The Corporate Transparency Act sets beneficial ownership information reporting requirements for both U.S. and non-U.S. companies.
The official scope: Many law firms that have analyzed the Corporate Transparency Act have emphasized how numerous and broad the exemptions in the BOI requirements are.
The law applies to entities created through state registration processes that are subject to little other oversight.
Congress tried to ease reporting burdens and win interest group support by excluding many types of highly regulated companies that are already subject to regulator-driven ownership verification efforts, such as insurance companies and insurance agencies.
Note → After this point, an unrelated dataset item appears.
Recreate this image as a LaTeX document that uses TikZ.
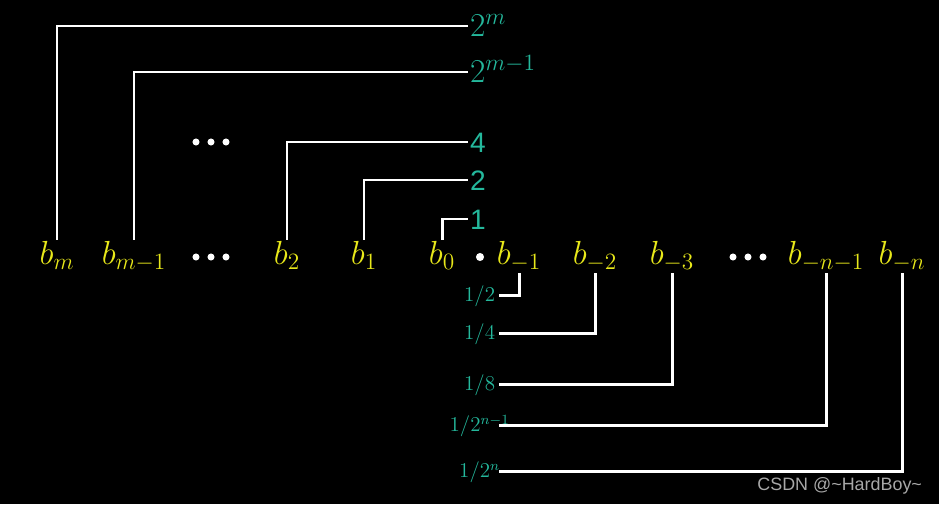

The true scope: A team from Sheppard Mullin has prepared a more detailed analysis that emphasizes that a trust that holds an interest in an affected company may have to file BOI reports.
FinCEN is using its own rules for classifying people and companies as beneficial owners, not the kinds of ownership determination rules that financial advisors and estate planners typically see.
"Since beneficiaries, settlors, executors and trustees can each be considered beneficial owners, the ownership interests held in an estate or trust could be considered simultaneously as owned or controlled by multiple persons," the Sheppard Mullin lawyers note.
In practice, that means that, if John Doe's trust holds a significant stake in Doe Enterprises, a company subject to the new reporting rules, Doe Enterprises might have to file a BOI report with a beneficial owner list that includes John Doe himself, the trust's trustees, any trust beneficiaries who have the right to withdraw most or all of the assets from the trust, and John Doe's estate executor.
The reporting: Reporting companies must send FinCEN the full legal names, street addresses and dates of birth of all beneficial owners.